- **Data section**:
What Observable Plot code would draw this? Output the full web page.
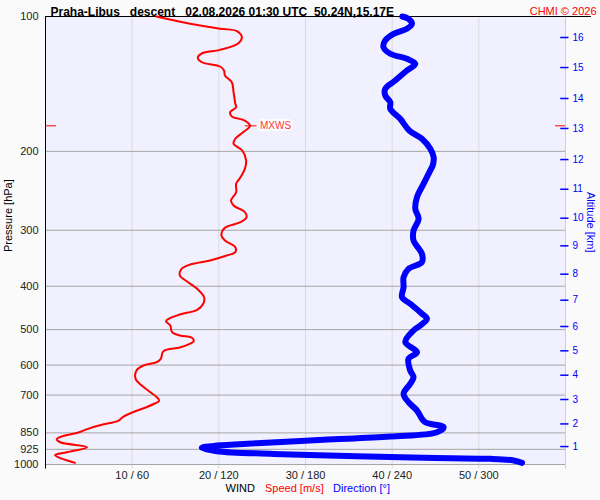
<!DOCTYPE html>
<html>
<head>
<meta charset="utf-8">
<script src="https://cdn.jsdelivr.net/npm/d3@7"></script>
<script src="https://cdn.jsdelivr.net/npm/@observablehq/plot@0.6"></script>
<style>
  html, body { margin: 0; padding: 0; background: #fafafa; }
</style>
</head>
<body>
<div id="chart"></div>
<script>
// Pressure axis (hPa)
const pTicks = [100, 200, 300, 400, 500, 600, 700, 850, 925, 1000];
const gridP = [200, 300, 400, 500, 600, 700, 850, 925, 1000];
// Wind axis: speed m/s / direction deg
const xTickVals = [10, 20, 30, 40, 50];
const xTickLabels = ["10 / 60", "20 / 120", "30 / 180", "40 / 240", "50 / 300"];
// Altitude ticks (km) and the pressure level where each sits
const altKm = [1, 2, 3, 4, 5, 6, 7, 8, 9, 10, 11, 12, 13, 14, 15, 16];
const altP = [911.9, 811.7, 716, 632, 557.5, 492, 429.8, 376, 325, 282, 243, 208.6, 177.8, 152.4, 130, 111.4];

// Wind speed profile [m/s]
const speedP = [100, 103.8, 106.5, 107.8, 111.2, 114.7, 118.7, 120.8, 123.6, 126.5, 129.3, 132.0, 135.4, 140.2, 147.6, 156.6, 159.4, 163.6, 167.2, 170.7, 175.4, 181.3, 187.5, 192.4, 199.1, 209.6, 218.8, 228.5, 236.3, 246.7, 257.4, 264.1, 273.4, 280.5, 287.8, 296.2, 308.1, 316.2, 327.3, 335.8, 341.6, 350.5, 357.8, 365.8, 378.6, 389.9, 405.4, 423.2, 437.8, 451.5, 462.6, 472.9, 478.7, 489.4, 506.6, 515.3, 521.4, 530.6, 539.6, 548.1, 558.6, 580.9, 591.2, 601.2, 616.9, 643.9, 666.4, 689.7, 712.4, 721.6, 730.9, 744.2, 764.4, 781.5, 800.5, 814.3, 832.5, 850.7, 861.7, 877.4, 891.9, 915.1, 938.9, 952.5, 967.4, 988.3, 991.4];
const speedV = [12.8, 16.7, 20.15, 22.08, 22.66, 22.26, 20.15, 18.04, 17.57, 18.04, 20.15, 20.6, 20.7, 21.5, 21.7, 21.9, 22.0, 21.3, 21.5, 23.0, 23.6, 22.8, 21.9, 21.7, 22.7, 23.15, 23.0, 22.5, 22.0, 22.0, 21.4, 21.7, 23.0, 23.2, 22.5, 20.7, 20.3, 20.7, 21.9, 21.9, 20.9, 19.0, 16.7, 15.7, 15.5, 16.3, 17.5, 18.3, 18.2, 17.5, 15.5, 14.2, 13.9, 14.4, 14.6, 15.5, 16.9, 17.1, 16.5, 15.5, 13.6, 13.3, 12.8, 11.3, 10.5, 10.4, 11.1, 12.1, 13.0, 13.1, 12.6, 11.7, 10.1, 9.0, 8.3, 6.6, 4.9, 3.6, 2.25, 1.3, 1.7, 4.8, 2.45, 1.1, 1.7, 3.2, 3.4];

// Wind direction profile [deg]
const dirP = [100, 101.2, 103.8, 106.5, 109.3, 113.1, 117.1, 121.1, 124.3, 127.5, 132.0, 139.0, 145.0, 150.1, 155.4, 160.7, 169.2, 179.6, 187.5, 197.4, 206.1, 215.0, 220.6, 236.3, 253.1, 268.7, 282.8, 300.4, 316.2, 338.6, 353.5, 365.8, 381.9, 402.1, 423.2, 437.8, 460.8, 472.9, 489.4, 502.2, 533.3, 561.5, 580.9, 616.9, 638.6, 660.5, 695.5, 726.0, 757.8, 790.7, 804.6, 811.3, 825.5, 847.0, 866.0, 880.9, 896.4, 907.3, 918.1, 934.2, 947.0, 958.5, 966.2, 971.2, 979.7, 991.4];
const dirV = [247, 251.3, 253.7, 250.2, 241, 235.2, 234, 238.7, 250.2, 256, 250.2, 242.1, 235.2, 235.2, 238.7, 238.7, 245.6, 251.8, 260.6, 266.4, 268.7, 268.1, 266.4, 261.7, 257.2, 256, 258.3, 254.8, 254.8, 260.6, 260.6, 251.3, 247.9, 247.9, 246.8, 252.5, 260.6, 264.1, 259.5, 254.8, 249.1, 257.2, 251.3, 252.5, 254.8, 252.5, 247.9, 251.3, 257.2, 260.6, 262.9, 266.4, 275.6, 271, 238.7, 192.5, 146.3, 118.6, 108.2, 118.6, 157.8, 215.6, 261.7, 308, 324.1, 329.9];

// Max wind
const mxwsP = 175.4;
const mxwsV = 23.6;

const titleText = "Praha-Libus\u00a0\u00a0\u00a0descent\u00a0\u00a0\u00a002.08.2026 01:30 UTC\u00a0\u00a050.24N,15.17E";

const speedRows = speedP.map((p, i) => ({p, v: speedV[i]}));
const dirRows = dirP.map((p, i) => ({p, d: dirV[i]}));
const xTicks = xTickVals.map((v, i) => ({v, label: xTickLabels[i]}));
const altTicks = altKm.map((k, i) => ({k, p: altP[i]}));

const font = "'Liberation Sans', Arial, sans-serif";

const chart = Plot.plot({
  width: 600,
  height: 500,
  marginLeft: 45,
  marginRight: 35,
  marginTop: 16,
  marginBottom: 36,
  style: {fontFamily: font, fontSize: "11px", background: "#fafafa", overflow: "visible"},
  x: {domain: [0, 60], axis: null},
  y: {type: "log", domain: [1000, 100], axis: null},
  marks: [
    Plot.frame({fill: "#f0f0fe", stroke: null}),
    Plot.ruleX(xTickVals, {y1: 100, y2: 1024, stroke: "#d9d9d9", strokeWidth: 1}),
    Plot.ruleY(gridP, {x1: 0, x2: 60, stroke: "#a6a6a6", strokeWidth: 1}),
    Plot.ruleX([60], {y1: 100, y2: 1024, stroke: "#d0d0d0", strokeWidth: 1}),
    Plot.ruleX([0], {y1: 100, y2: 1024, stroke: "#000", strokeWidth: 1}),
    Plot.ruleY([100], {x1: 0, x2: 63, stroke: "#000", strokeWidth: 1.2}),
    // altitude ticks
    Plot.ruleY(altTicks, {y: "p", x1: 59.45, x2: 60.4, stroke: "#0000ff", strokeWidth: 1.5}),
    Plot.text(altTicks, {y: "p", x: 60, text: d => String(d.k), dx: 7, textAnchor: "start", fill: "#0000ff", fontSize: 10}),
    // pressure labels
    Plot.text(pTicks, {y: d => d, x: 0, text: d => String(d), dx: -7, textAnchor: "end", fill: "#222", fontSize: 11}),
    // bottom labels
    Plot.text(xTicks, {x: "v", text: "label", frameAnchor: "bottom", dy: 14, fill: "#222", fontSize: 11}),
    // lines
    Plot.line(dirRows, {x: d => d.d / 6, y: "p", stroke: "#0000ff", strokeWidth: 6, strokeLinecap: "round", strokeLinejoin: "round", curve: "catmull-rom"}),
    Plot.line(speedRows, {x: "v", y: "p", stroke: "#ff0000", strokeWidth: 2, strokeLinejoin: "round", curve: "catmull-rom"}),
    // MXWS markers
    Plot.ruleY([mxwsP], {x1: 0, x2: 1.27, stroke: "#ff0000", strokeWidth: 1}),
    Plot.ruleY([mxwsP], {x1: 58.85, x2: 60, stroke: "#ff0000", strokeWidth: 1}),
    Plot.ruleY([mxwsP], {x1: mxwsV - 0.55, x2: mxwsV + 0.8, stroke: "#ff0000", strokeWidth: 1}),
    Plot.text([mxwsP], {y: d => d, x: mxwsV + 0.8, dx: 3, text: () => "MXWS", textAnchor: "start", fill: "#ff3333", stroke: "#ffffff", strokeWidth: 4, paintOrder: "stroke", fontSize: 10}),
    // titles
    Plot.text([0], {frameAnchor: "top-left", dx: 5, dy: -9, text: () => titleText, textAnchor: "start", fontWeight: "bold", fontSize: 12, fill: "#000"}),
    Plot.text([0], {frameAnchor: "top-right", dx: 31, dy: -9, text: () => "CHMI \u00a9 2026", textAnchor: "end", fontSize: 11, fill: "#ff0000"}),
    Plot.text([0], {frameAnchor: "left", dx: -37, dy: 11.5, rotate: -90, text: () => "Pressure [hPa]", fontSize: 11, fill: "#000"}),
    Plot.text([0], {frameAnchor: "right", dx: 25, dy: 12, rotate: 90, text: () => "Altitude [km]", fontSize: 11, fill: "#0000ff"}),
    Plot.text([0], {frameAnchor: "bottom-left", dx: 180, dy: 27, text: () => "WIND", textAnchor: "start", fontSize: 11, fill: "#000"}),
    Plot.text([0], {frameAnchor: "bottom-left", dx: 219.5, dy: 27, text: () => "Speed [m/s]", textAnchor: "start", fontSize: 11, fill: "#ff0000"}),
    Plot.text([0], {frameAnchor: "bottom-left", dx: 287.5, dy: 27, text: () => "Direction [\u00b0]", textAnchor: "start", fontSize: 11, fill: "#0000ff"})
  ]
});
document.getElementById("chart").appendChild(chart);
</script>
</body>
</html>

- **Given task**:
Repeat the listing above from its first line through the line that contains "152.4, 130, 111.4];", both included, and nothing more. Drop the pictures.

- **Written response**:
What Observable Plot code would draw this? Output the full web page.
<!DOCTYPE html>
<html>
<head>
<meta charset="utf-8">
<script src="https://cdn.jsdelivr.net/npm/d3@7"></script>
<script src="https://cdn.jsdelivr.net/npm/@observablehq/plot@0.6"></script>
<style>
  html, body { margin: 0; padding: 0; background: #fafafa; }
</style>
</head>
<body>
<div id="chart"></div>
<script>
// Pressure axis (hPa)
const pTicks = [100, 200, 300, 400, 500, 600, 700, 850, 925, 1000];
const gridP = [200, 300, 400, 500, 600, 700, 850, 925, 1000];
// Wind axis: speed m/s / direction deg
const xTickVals = [10, 20, 30, 40, 50];
const xTickLabels = ["10 / 60", "20 / 120", "30 / 180", "40 / 240", "50 / 300"];
// Altitude ticks (km) and the pressure level where each sits
const altKm = [1, 2, 3, 4, 5, 6, 7, 8, 9, 10, 11, 12, 13, 14, 15, 16];
const altP = [911.9, 811.7, 716, 632, 557.5, 492, 429.8, 376, 325, 282, 243, 208.6, 177.8, 152.4, 130, 111.4];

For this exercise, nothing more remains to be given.